▼▼▼
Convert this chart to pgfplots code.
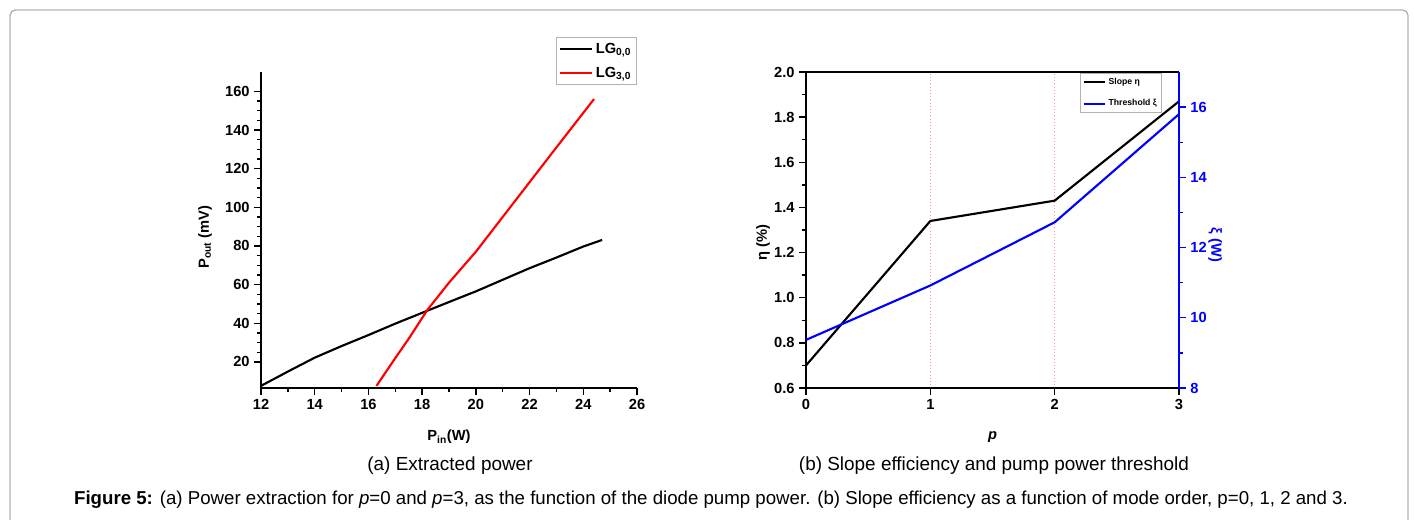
▲▲▲
▼▼▼
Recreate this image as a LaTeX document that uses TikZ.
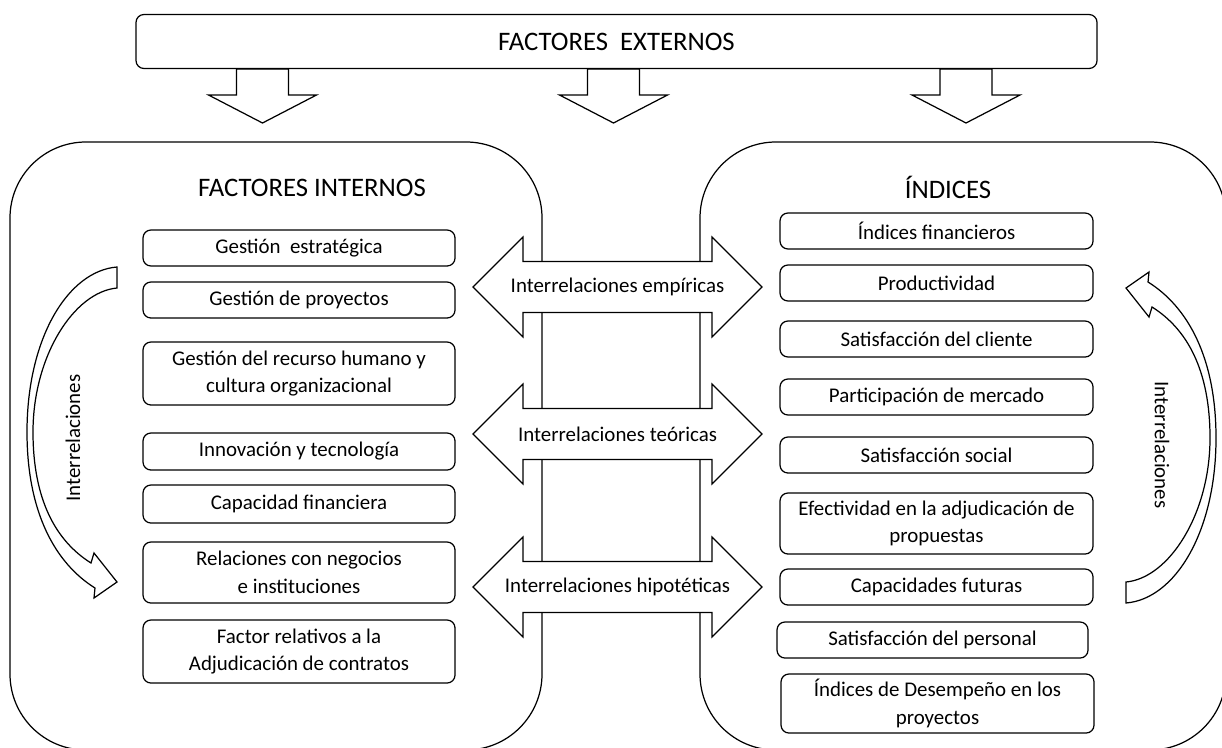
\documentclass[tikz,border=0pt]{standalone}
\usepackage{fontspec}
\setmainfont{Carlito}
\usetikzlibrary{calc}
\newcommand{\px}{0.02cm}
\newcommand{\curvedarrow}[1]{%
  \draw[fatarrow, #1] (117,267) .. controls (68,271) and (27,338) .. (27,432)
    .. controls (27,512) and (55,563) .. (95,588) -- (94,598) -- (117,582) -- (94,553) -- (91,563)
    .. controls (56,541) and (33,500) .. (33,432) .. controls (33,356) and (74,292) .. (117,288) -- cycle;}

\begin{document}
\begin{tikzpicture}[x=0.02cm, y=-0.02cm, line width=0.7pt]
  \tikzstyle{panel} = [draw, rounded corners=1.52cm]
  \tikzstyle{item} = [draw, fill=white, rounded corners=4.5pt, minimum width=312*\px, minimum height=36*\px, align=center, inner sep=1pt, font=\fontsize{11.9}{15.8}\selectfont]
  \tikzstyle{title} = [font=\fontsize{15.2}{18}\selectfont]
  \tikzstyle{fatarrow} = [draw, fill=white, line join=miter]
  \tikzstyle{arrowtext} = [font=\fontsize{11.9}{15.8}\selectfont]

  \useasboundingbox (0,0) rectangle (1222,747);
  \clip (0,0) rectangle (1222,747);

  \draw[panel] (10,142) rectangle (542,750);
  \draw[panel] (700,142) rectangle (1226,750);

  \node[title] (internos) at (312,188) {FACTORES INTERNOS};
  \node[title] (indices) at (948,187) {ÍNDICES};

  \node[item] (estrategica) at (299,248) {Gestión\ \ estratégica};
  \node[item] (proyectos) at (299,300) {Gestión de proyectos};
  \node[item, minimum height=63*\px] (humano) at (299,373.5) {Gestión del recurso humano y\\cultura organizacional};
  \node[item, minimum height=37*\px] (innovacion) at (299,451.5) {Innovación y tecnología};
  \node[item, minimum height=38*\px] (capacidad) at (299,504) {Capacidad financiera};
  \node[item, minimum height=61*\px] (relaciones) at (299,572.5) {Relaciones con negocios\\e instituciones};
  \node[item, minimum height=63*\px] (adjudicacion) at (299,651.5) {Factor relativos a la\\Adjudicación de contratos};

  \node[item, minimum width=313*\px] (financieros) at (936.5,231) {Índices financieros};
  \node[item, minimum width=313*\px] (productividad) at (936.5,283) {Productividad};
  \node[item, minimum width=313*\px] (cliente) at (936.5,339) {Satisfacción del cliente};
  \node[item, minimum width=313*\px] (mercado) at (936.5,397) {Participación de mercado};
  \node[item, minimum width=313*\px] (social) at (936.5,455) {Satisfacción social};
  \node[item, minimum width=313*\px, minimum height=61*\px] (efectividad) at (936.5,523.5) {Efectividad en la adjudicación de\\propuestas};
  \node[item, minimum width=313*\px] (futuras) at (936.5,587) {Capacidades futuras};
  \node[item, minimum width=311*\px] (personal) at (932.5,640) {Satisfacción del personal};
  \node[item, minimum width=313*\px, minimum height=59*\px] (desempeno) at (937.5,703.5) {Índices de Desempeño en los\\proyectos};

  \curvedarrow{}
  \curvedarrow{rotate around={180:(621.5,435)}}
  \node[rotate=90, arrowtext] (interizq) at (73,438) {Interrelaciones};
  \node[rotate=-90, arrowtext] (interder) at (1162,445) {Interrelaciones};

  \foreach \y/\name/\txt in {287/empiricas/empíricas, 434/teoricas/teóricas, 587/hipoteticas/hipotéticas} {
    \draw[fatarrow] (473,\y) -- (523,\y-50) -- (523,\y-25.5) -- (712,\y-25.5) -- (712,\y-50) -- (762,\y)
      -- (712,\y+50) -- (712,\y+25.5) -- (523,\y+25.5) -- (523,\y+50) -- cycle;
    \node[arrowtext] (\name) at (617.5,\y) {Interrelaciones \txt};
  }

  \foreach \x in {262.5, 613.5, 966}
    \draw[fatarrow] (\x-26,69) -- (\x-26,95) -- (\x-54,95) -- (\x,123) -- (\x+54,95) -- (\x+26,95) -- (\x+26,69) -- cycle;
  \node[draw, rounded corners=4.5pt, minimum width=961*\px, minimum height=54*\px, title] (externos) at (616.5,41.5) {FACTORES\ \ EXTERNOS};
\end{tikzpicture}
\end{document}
▲▲▲
__INSTRUCTION__. For each line in the data above that contains the string "this", extract the line.

__ANSWER__.
Convert this chart to pgfplots code.
Recreate this image as a LaTeX document that uses TikZ.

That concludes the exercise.